Goldman Sachs used Monday’s Q1 earnings call to confirm what had been in the air since last week’s Treasury meeting: the bank is working closely with Anthropic and several security vendors to manage the cyber risks around Claude Mythos.
What Goldman actually said
The official line: Goldman is already using Mythos internally and, at the same time, working with Anthropic and security vendors to assess the threats the model could enable. That’s the first official confirmation from a Wall Street bank that Mythos isn’t just being evaluated in theory — it’s in production use.
CEO David Solomon was in Washington on April 8 for the hastily arranged meeting between Treasury Secretary Scott Bessent, Fed Chair Jerome Powell and the CEOs of Citi, Morgan Stanley, Bank of America, Wells Fargo and Goldman. JPMorgan’s Jamie Dimon was the only one who couldn’t make it. Topic: how US banks should prepare for Mythos and successor models.

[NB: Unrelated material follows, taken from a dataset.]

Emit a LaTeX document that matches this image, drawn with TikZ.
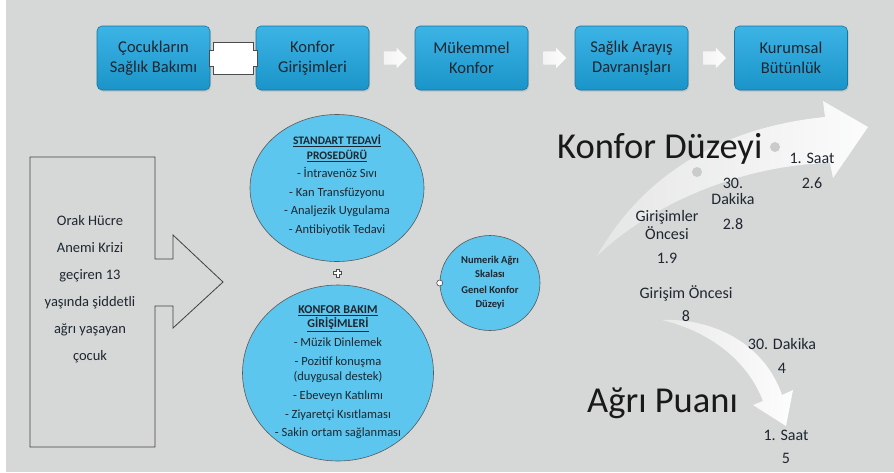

Mythos as threat and defense
What’s interesting about Goldman’s confirmation: Mythos is simultaneously the threat and the defense. The same model that surfaced thousands of high-severity vulnerabilities across operating systems and browsers is now being used to close those gaps in banks’ own stacks. Anthropic has rolled out the model via Project Glasswing to 11 founding partners and roughly 40 additional organizations — JPMorganChase is officially named, and Goldman clearly has access too.
My take
Three weeks ago Mythos was primarily a research note. Now it’s a boardroom cybersecurity topic. A bank like Goldman mentioning it on an earnings call is not accidental — shareholders want to know how seriously the firm is taking the new threat landscape.
A new pattern is forming here. Critical infrastructure — banks, cloud providers, chipmakers — gets preferred access to a model that is withheld from the public. That’s a different logic than Claude Opus or Sonnet. We’re watching frontier AI split into clearly defined access tiers in real time.